YouTube: VRIC Media Tier 3 2026-03-04 19:23 UTC 📖 1 min read Bullish 📹 Video
Gold Silver

Wheaton Precious Metals CEO Randy Smallwood argues the mining sector is heading into a cost-inflation squeeze as higher gold/silver prices incentivize operators to mine and process lower-grade ore, mechanically lifting unit costs per ounce. The key tradeable angle is relative performance: traditional miners’ margins can compress even in a rising-price tape, while streaming/royalty models should be more insulated because their contracted metal purchase costs are largely fixed.
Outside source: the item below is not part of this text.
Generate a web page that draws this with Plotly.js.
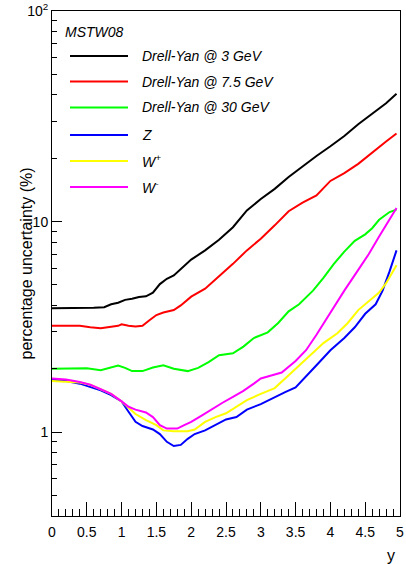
<!DOCTYPE html>
<html>
<head>
<meta charset="utf-8">
<script src="https://cdn.plot.ly/plotly-3.0.1.min.js"></script>
<style>html,body{margin:0;padding:0;background:#fff;}#chart{width:406px;height:564px;}</style>
</head>
<body>
<div id="chart"></div>
<script>
// ---- data ----
const seriesNames = ["Drell-Yan @ 3 GeV", "Drell-Yan @ 7.5 GeV", "Drell-Yan @ 30 GeV", "Z", "W<sup>+</sup>", "W<sup>-</sup>"];
const seriesColors = ["#000000", "#ff0000", "#00ff00", "#0000ff", "#ffff00", "#ff00ff"];

const dy3X = [0,0.2,0.4,0.6,0.75,0.85,0.95,1.05,1.15,1.25,1.35,1.45,1.55,1.65,1.75,1.85,2.0,2.2,2.4,2.6,2.8,3.0,3.2,3.4,3.6,3.8,4.0,4.2,4.4,4.6,4.8,4.95];
const dy3Y = [3.88,3.88,3.9,3.9,3.92,4.05,4.12,4.25,4.3,4.38,4.42,4.6,5.05,5.35,5.55,5.95,6.6,7.3,8.2,9.4,11.3,12.8,14.3,16.3,18.3,20.5,22.8,25.5,29.0,32.5,36.5,40.5];

const dy75X = [0,0.2,0.4,0.55,0.7,0.85,0.95,1.0,1.1,1.2,1.3,1.4,1.5,1.6,1.75,1.85,2.0,2.2,2.4,2.6,2.8,3.0,3.2,3.4,3.6,3.8,4.0,4.2,4.4,4.6,4.8,4.95];
const dy75Y = [3.2,3.2,3.2,3.15,3.12,3.17,3.2,3.25,3.2,3.18,3.2,3.4,3.6,3.7,3.8,4.0,4.4,4.8,5.5,6.3,7.3,8.3,9.6,11.2,12.3,13.3,15.6,17.0,18.8,21.3,24.0,26.2];

const dy30X = [0,0.3,0.5,0.7,0.85,0.95,1.05,1.15,1.3,1.45,1.6,1.75,1.95,2.1,2.25,2.4,2.6,2.75,2.9,3.1,3.25,3.4,3.55,3.75,3.9,4.05,4.2,4.35,4.5,4.6,4.7,4.85,4.95];
const dy30Y = [2.0,2.0,2.01,1.97,2.02,2.07,2.02,1.95,1.95,2.03,2.08,2.0,1.95,2.02,2.15,2.32,2.37,2.55,2.8,2.98,3.3,3.75,4.05,4.7,5.4,6.3,7.2,8.1,8.7,9.3,10.2,11.1,11.4];

const zX = [0,0.2,0.4,0.55,0.7,0.85,1.0,1.1,1.2,1.3,1.45,1.55,1.65,1.75,1.85,1.95,2.05,2.2,2.35,2.5,2.65,2.8,3.0,3.2,3.35,3.5,3.65,3.8,4.0,4.2,4.35,4.5,4.65,4.75,4.85,4.95];
const zY = [1.78,1.75,1.7,1.64,1.58,1.5,1.4,1.25,1.12,1.07,1.03,0.98,0.9,0.86,0.87,0.93,0.98,1.02,1.08,1.15,1.18,1.28,1.36,1.47,1.55,1.63,1.85,2.08,2.45,2.8,3.15,3.65,4.05,4.7,5.8,7.3];

const wpX = [0,0.2,0.4,0.55,0.7,0.85,1.0,1.1,1.2,1.35,1.5,1.6,1.75,1.95,2.05,2.2,2.35,2.5,2.65,2.8,3.0,3.2,3.35,3.5,3.7,3.9,4.1,4.25,4.4,4.55,4.7,4.8,4.95];
const wpY = [1.75,1.73,1.72,1.68,1.6,1.52,1.4,1.3,1.22,1.14,1.08,1.02,1.01,1.01,1.03,1.12,1.18,1.23,1.32,1.42,1.52,1.62,1.8,2.0,2.3,2.65,2.95,3.3,3.8,4.2,4.6,5.1,6.2];

const wmX = [0,0.2,0.4,0.55,0.7,0.85,1.0,1.1,1.2,1.35,1.45,1.55,1.65,1.8,1.9,2.0,2.15,2.3,2.45,2.6,2.75,2.9,3.0,3.15,3.3,3.5,3.65,3.8,4.0,4.2,4.4,4.55,4.7,4.85,4.95];
const wmY = [1.8,1.78,1.73,1.68,1.6,1.52,1.4,1.32,1.28,1.24,1.18,1.08,1.04,1.04,1.08,1.12,1.2,1.29,1.38,1.47,1.57,1.7,1.8,1.86,1.92,2.18,2.45,2.9,3.7,4.7,5.9,7.0,8.5,10.2,11.6];

const xTickVals = [0,0.5,1,1.5,2,2.5,3,3.5,4,4.5,5];
const xTickText = ["0","0.5","1","1.5","2","2.5","3","3.5","4","4.5","5"];
const yTickVals = [1,10,100];
const yTickText = ["1","10","10<sup>2</sup>"];
const yMinorVals = [0.4,0.5,0.6,0.7,0.8,0.9,2,3,4,5,6,7,8,9,20,30,40,50,60,70,80,90];
const labelText = "MSTW08";
const xTitle = "y";
const yTitle = "percentage uncertainty (%)";

// ---- build ----
const xs = [dy3X, dy75X, dy30X, zX, wpX, wmX];
const ys = [dy3Y, dy75Y, dy30Y, zY, wpY, wmY];
const traces = xs.map((x, i) => ({
  x: x, y: ys[i], type: "scatter", mode: "lines", name: seriesNames[i],
  line: {color: seriesColors[i], width: 2}, showlegend: false, hoverinfo: "skip"
}));

const FONT = "Liberation Sans, Arial, Helvetica, sans-serif";
const L = 52, R = 400, T = 11, B = 516;
const px2x = p => (p - L) / (R - L);
const py2y = p => (B - p) / (B - T);

const legendRows = [56, 81.5, 107.5, 135, 161, 187];
const shapes = [];
const annotations = [];
seriesNames.forEach((n, i) => {
  shapes.push({type: "line", xref: "paper", yref: "paper",
    x0: px2x(70), x1: px2x(128), y0: py2y(legendRows[i]), y1: py2y(legendRows[i]),
    line: {color: seriesColors[i], width: 2}});
  annotations.push({xref: "paper", yref: "paper", x: px2x(140), y: py2y(legendRows[i]),
    xanchor: "left", yanchor: "middle", showarrow: false,
    text: "<i>" + n + "</i>", font: {family: FONT, size: 14, color: "#000"}});
});
annotations.push({xref: "paper", yref: "paper", x: px2x(63), y: py2y(32),
  xanchor: "left", yanchor: "middle", showarrow: false,
  text: "<i>" + labelText + "</i>", font: {family: FONT, size: 14, color: "#000"}});
annotations.push({xref: "paper", yref: "paper", x: px2x(26), y: 0.5,
  xanchor: "center", yanchor: "middle", showarrow: false, textangle: -90,
  text: yTitle, font: {family: FONT, size: 16, color: "#000"}});
annotations.push({xref: "paper", yref: "paper", x: px2x(391), y: py2y(555),
  xanchor: "center", yanchor: "middle", showarrow: false,
  text: xTitle, font: {family: FONT, size: 16, color: "#000"}});

const layout = {
  width: 406, height: 564,
  margin: {l: L, r: 406 - R, t: T, b: 564 - B, pad: 0},
  paper_bgcolor: "#fff", plot_bgcolor: "#fff",
  font: {family: FONT, size: 14, color: "#000"},
  showlegend: false,
  xaxis: {
    range: [0, 5], tickmode: "array", tickvals: xTickVals, ticktext: xTickText,
    ticks: "inside", ticklen: 14, tickwidth: 1, tickcolor: "#000",
    showline: true, linecolor: "#000", linewidth: 1, mirror: true,
    showgrid: false, zeroline: false, tickfont: {family: FONT, size: 14},
    ticklabelstandoff: 3,
    minor: {dtick: 0.1, ticks: "inside", ticklen: 7, tickcolor: "#000", showgrid: false}
  },
  yaxis: {
    type: "log", range: [Math.log10(0.4), 2], tickmode: "array", tickvals: yTickVals, ticktext: yTickText,
    ticks: "inside", ticklen: 10, tickwidth: 1, tickcolor: "#000",
    showline: true, linecolor: "#000", linewidth: 1, mirror: true,
    showgrid: false, zeroline: false, tickfont: {family: FONT, size: 14},
    minor: {tickmode: "array", tickvals: yMinorVals, ticks: "inside", ticklen: 5, tickcolor: "#000", showgrid: false}
  },
  shapes: shapes,
  annotations: annotations
};

Plotly.newPlot("chart", traces, layout, {staticPlot: true, displayModeBar: false});
</script>
</body>
</html>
Smallwood’s point is that when prices rise, mines can economically bring lower-grade material into the plan, but that typically requires moving/processing more tonnes for the same ounces—driving higher energy, labor, consumables and sustaining-capex intensity per ounce. In contrast, streamers like Wheaton buy a contracted share of production at a pre-agreed price (often a fixed $/oz or low fixed percentage of spot), so their per-ounce “cost of sales” is not directly exposed to site-level inflation. Market implications: if gold/silver continue higher but mining cost curves also shift up, the usual beta trade (levered miners) may underdeliver versus bullion, while streamers/royalties may offer cleaner torque to higher metals with lower operating-cost risk. Near-term catalysts to watch are quarterly AISC revisions/guidance from producers, contract disclosures and attributable production updates from streamers, plus any further inflation prints in key mining inputs (diesel/power, reagents, labor) that force estimate resets across the sector.